What you should do: Keep only the lines of the data below that contain "matplotlib", and copy them.

Some records
========================================

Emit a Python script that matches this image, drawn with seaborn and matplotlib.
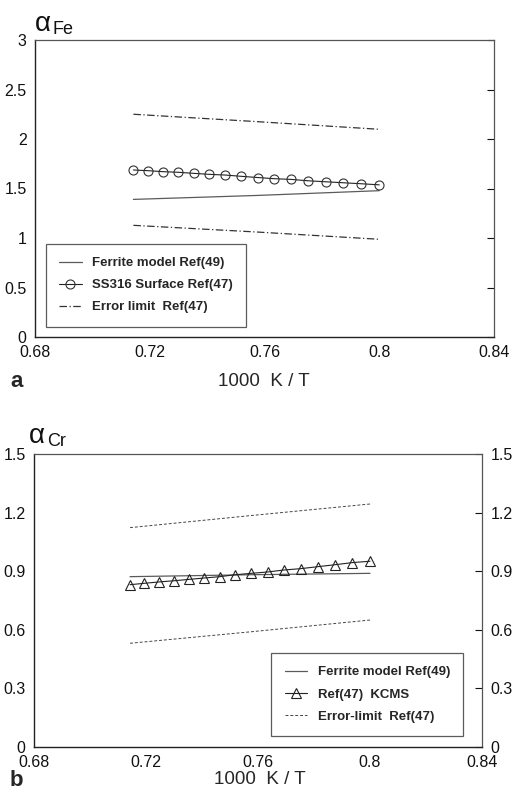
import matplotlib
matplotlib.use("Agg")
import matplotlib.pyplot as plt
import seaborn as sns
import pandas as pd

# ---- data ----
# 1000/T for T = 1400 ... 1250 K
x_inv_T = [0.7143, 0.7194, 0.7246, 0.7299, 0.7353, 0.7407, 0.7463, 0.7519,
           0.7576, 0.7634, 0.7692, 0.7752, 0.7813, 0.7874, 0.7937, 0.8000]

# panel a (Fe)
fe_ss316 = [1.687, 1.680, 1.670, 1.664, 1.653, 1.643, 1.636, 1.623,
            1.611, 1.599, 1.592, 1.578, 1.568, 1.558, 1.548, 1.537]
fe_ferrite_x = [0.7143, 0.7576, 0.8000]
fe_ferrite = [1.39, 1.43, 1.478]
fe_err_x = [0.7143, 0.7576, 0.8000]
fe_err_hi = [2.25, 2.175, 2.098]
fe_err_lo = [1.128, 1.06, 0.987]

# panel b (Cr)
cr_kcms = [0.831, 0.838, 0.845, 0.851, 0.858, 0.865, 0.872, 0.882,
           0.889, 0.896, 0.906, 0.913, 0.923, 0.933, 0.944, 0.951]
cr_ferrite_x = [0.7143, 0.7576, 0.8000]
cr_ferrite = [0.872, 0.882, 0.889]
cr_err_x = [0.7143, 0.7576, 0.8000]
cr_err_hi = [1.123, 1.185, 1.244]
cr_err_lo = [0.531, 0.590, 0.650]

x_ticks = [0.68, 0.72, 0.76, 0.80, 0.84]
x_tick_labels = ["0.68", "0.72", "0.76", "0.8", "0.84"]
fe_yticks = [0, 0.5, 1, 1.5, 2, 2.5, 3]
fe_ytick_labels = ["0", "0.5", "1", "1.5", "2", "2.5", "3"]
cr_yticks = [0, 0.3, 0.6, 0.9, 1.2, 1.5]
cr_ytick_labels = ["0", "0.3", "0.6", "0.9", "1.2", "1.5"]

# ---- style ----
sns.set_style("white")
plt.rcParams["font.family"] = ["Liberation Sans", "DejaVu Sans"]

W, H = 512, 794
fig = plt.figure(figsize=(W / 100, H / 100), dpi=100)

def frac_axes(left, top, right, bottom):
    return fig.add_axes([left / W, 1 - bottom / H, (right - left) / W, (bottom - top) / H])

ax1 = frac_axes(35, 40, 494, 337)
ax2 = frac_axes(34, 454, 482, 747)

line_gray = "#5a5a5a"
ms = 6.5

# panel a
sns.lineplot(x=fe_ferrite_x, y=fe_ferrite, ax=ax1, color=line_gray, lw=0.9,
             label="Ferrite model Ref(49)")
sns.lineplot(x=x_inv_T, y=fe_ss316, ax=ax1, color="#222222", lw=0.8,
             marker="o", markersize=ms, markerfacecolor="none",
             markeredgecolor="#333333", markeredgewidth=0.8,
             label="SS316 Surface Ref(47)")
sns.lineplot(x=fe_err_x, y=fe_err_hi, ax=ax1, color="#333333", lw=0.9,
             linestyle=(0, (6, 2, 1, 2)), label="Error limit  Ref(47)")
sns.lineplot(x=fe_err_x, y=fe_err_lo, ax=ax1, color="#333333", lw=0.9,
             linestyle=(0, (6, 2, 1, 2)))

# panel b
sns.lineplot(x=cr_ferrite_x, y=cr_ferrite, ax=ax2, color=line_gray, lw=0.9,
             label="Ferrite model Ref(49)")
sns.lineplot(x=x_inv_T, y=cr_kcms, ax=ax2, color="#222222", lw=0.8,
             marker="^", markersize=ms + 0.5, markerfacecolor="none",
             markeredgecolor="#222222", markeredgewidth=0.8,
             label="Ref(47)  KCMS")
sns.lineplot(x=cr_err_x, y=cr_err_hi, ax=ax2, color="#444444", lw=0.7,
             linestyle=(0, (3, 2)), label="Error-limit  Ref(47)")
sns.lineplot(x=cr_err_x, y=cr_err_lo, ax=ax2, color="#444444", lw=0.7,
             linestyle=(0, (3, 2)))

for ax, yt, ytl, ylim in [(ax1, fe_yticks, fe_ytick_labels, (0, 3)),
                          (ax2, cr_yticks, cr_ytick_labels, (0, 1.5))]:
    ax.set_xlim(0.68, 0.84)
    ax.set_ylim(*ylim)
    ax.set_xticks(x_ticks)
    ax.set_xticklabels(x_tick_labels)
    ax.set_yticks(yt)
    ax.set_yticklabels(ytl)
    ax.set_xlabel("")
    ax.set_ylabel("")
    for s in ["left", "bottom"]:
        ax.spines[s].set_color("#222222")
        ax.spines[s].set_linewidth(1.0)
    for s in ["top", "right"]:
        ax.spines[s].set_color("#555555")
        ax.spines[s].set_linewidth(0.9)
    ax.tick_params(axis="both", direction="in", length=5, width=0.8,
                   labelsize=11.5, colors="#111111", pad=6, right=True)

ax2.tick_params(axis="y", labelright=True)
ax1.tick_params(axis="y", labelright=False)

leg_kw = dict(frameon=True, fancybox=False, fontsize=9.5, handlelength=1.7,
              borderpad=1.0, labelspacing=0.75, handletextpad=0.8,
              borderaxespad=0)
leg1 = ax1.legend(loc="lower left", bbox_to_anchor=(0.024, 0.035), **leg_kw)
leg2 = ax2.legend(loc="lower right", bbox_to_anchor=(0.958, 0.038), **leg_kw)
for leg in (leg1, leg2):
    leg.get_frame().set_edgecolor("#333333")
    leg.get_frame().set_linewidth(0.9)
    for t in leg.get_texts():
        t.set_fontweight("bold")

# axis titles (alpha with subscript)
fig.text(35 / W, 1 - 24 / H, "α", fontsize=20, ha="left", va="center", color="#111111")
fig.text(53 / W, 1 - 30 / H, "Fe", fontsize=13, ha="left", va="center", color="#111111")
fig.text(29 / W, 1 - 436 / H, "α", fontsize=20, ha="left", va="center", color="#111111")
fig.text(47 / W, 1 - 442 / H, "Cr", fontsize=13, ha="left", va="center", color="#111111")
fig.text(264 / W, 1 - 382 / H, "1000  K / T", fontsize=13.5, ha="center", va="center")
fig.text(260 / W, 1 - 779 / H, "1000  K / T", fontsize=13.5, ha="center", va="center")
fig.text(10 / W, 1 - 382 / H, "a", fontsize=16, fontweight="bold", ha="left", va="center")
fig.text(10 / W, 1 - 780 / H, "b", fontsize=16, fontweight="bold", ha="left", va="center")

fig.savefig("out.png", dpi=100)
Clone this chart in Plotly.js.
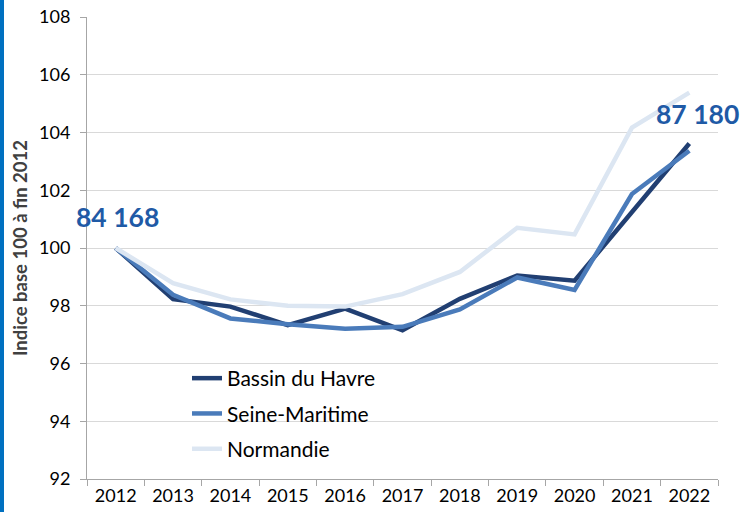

========================================

Correct result:
Emit a Python script that matches this image, drawn with seaborn and matplotlib.
import matplotlib
matplotlib.use("Agg")
import matplotlib.pyplot as plt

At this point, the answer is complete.